Monday, May 17, 2010

I thought I had overcome the sensory overload I experienced so much when I go to new places. I don't like the unfamiliarity right off the bat. I don't like the ignorance I feel when I'm out of control of what I smell, see, and hear.

But the small Hispanic woman sitting next to me on the bus coming up from Baltimore reminded me of how much I miss out on if I close my eyes and ears to what happens around me. I quietly watched her as she pulled her tote bag down from the rack above halfway through the trip and pulled out a spicy chicken sandwich rapped in a single piece of foil. Carefully she peeled back the silver foil and took slow bite after bite. I couldn't see her eyes beneath her hair, and she didn't look around as she ate. The smell consumed all of our seat and the ones around it.

The black woman sitting a few rows in front of us toted a daughter dressed in a small frock-like school uniform. The mother darted her eyes to the back and then the front of the bus continually; she wore a hairnet all the trip up to New York and finally - at the end of the trip - pulled it off as if it were a clump of hair stuck in the drain she didn't want to pull out.

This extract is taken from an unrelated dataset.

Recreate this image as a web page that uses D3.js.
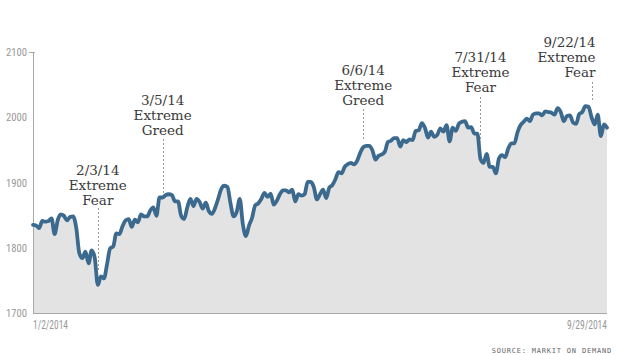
<!DOCTYPE html>
<html><head><meta charset="utf-8">
<script src="https://cdn.jsdelivr.net/npm/d3@7"></script>
<style>
html,body{margin:0;padding:0;background:#fff;}
svg{display:block;}
</style></head>
<body><svg id="c" width="620" height="355"></svg>
<script>
const dates = [
"2014-01-02","2014-01-03","2014-01-06","2014-01-07","2014-01-08","2014-01-09","2014-01-10","2014-01-13","2014-01-14","2014-01-15","2014-01-16","2014-01-17","2014-01-21","2014-01-22","2014-01-23","2014-01-24","2014-01-27","2014-01-28","2014-01-29","2014-01-30","2014-01-31",
"2014-02-03","2014-02-04","2014-02-05","2014-02-06","2014-02-07","2014-02-10","2014-02-11","2014-02-12","2014-02-13","2014-02-14","2014-02-18","2014-02-19","2014-02-20","2014-02-21","2014-02-24","2014-02-25","2014-02-26","2014-02-27","2014-02-28",
"2014-03-03","2014-03-04","2014-03-05","2014-03-06","2014-03-07","2014-03-10","2014-03-11","2014-03-12","2014-03-13","2014-03-14","2014-03-17","2014-03-18","2014-03-19","2014-03-20","2014-03-21","2014-03-24","2014-03-25","2014-03-26","2014-03-27","2014-03-28","2014-03-31",
"2014-04-01","2014-04-02","2014-04-03","2014-04-04","2014-04-07","2014-04-08","2014-04-09","2014-04-10","2014-04-11","2014-04-14","2014-04-15","2014-04-16","2014-04-17","2014-04-21","2014-04-22","2014-04-23","2014-04-24","2014-04-25","2014-04-28","2014-04-29","2014-04-30",
"2014-05-01","2014-05-02","2014-05-05","2014-05-06","2014-05-07","2014-05-08","2014-05-09","2014-05-12","2014-05-13","2014-05-14","2014-05-15","2014-05-16","2014-05-19","2014-05-20","2014-05-21","2014-05-22","2014-05-23","2014-05-27","2014-05-28","2014-05-29","2014-05-30",
"2014-06-02","2014-06-03","2014-06-04","2014-06-05","2014-06-06","2014-06-09","2014-06-10","2014-06-11","2014-06-12","2014-06-13","2014-06-16","2014-06-17","2014-06-18","2014-06-19","2014-06-20","2014-06-23","2014-06-24","2014-06-25","2014-06-26","2014-06-27","2014-06-30",
"2014-07-01","2014-07-02","2014-07-03","2014-07-07","2014-07-08","2014-07-09","2014-07-10","2014-07-11","2014-07-14","2014-07-15","2014-07-16","2014-07-17","2014-07-18","2014-07-21","2014-07-22","2014-07-23","2014-07-24","2014-07-25","2014-07-28","2014-07-29","2014-07-30","2014-07-31",
"2014-08-01","2014-08-04","2014-08-05","2014-08-06","2014-08-07","2014-08-08","2014-08-11","2014-08-12","2014-08-13","2014-08-14","2014-08-15","2014-08-18","2014-08-19","2014-08-20","2014-08-21","2014-08-22","2014-08-25","2014-08-26","2014-08-27","2014-08-28","2014-08-29",
"2014-09-02","2014-09-03","2014-09-04","2014-09-05","2014-09-08","2014-09-09","2014-09-10","2014-09-11","2014-09-12","2014-09-15","2014-09-16","2014-09-17","2014-09-18","2014-09-19","2014-09-22","2014-09-23","2014-09-24","2014-09-25","2014-09-26","2014-09-29"
];
const closes = [
1835,1834,1830,1841,1840,1841,1845,1821,1842,1851,1849,1842,1847,1848,1831,1792,1784,1794,1776,1796,1785,
1743,1756,1753,1775,1799,1802,1822,1821,1833,1842,1844,1832,1843,1839,1851,1848,1848,1857,1862,
1849,1877,1877,1881,1882,1881,1871,1871,1849,1844,1862,1875,1864,1875,1870,1860,1869,1856,1852,1861,1875,
1890,1895,1893,1868,1848,1855,1875,1836,1818,1834,1846,1865,1868,1875,1884,1878,1883,1866,1872,1882,1888,
1888,1885,1889,1871,1882,1880,1882,1901,1901,1893,1874,1882,1889,1876,1892,1896,1905,1916,1914,1924,1928,
1930,1928,1933,1945,1954,1956,1956,1949,1935,1941,1943,1947,1962,1964,1968,1968,1955,1965,1962,1966,1965,
1979,1980,1991,1984,1969,1978,1970,1973,1983,1978,1988,1963,1984,1979,1990,1993,1994,1984,1985,1975,1975,1936,
1930,1944,1924,1924,1914,1937,1942,1939,1952,1960,1960,1977,1988,1993,1998,1994,2004,2006,2006,2003,2009,
2008,2007,2004,2014,2008,1994,2002,2003,1992,1990,2005,2008,2017,2016,2000,1989,2004,1971,1989,1984
];
const yTicks = [1700, 1800, 1900, 2000, 2100];
const xLabels = ["1/2/2014", "9/29/2014"];
const annotations = [
  {date:"2014-02-03", lines:["2/3/14","Extreme","Fear"]},
  {date:"2014-03-05", lines:["3/5/14","Extreme","Greed"]},
  {date:"2014-06-06", lines:["6/6/14","Extreme","Greed"]},
  {date:"2014-07-31", lines:["7/31/14","Extreme","Fear"]},
  {date:"2014-09-22", lines:["9/22/14","Extreme","Fear"]}
];
const source = "SOURCE: MARKIT ON DEMAND";

// layout (not data)
const annLayout = [
  {top:175, anchor:"middle", dx:0, lineTop:208, gap:14},
  {top:105, anchor:"middle", dx:0, lineTop:139, gap:4},
  {top:75,  anchor:"middle", dx:0, lineTop:109, gap:8},
  {top:62,  anchor:"middle", dx:0, lineTop:97,  gap:16},
  {top:47,  anchor:"end",    dx:4, lineTop:82,  gap:16}
];

const svg = d3.select("#c");
const L = 33, R = 607, T = 52, B = 313;
const x = d3.scalePoint().domain(dates).range([L, R]);
const y = d3.scaleLinear().domain([1700, 2100]).range([B, T]);
const data = dates.map((d,i)=>({d, v:closes[i]}));

const area = d3.area().x(p=>x(p.d)).y0(B).y1(p=>y(p.v)).curve(d3.curveMonotoneX);
const line = d3.line().x(p=>x(p.d)).y(p=>y(p.v)).curve(d3.curveMonotoneX);

svg.append("path").datum(data).attr("d", area).attr("fill", "#e3e3e3");

const labelFont = "'Roboto Condensed','DejaVu Sans Condensed','Liberation Sans Narrow',Roboto,sans-serif";

// axes
const yAxis = d3.axisLeft(y).tickValues(yTicks).tickSize(0).tickPadding(6).tickFormat(d3.format("d"));
const gy = svg.append("g").attr("transform", `translate(${L},0)`).call(yAxis);
gy.select(".domain").attr("stroke", "#a8a8a8").attr("stroke-width", 1);
gy.selectAll("text").attr("fill", "#999").style("font-family", labelFont).style("font-size", "11.5px")
  .attr("textLength", 21).attr("lengthAdjust", "spacingAndGlyphs");
svg.append("line").attr("x1", L-4).attr("x2", L+2).attr("y1", y(2100)+0.5).attr("y2", y(2100)+0.5).attr("stroke", "#a8a8a8");

svg.append("line").attr("x1", L).attr("x2", R).attr("y1", B+0.5).attr("y2", B+0.5).attr("stroke", "#a8a8a8");

svg.append("path").datum(data).attr("d", line).attr("fill", "none")
  .attr("stroke", "#3c6a8f").attr("stroke-width", 3.8).attr("stroke-linejoin", "round").attr("stroke-linecap","round");

// x labels
svg.append("text").attr("x", L).attr("y", 329).text(xLabels[0])
  .attr("fill", "#999").style("font-family", labelFont).style("font-size", "12px")
  .attr("textLength", 35).attr("lengthAdjust", "spacingAndGlyphs");
svg.append("text").attr("x", R - 40).attr("y", 329).text(xLabels[1])
  .attr("fill", "#999").style("font-family", labelFont).style("font-size", "12px")
  .attr("textLength", 40).attr("lengthAdjust", "spacingAndGlyphs");

// annotations
annotations.forEach((a,i)=>{
  const lay = annLayout[i];
  const cx = x(a.date);
  const v = closes[dates.indexOf(a.date)];
  svg.append("line").attr("x1", Math.round(cx)+0.5).attr("x2", Math.round(cx)+0.5)
    .attr("y1", lay.lineTop).attr("y2", y(v) - lay.gap)
    .attr("stroke", "#999").attr("stroke-dasharray", "2,2").attr("stroke-width", 1);
  const t = svg.append("text").attr("text-anchor", lay.anchor)
    .attr("fill", "#3a3a3a").style("font-family", "'DejaVu Serif',serif").style("font-size", "13.5px");
  a.lines.forEach((s,j)=>{
    t.append("tspan").attr("x", cx + lay.dx).attr("y", lay.top + j*15).text(s);
  });
});

svg.append("text").attr("x", 612).attr("y", 353).attr("text-anchor", "end").text(source)
  .attr("fill", "#666").style("font-family", "'DejaVu Sans Mono',monospace").style("font-size", "7px").style("letter-spacing", "0.8px");
</script>
</body></html>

The lights outside of my room illuminate my desk and bed even at night. It's slight but always noticeable, and in the quiet at 3:00 in the morning I hear every siren outside and the mattress beneath me becomes harder on my sore back.

Tonight a vendor outside the Empire State building tried to sell me sugar-coated cashews. His accent lured me in, and I stood and talked to him for a while. His wife stood and watched our conversation - smiling without any words - but I knew she was thinking about our conversation because she graciously watched our conversation unfold.

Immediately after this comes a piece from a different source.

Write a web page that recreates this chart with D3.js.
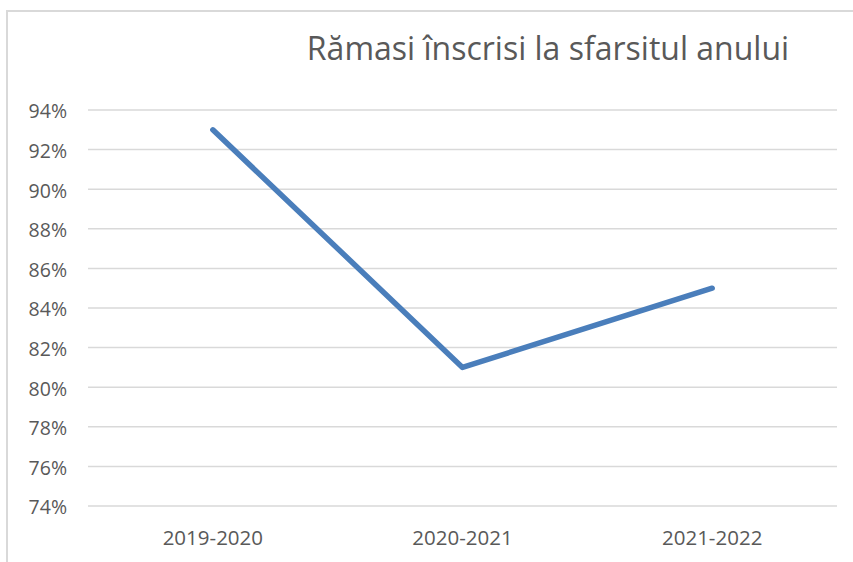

The guard just inside the building smiled at me like dad-like men used to smile at me when I was younger and I wanted a piece of gum or something. He asked me how he could help me, standing chipper in his dark red suit. "I think you're the person I want to talk to."
"What? Well, I don't know about that." He smirked. He couldn't help me because he's just a guard. I wanted help from a man in a deep red suit. Alas.

The older girls who ask questions during class are quick to come up with good words and calm as the sea when they pose them to the speakers.

I don't want to ever give up getting overdosed by what I see or hear or smell.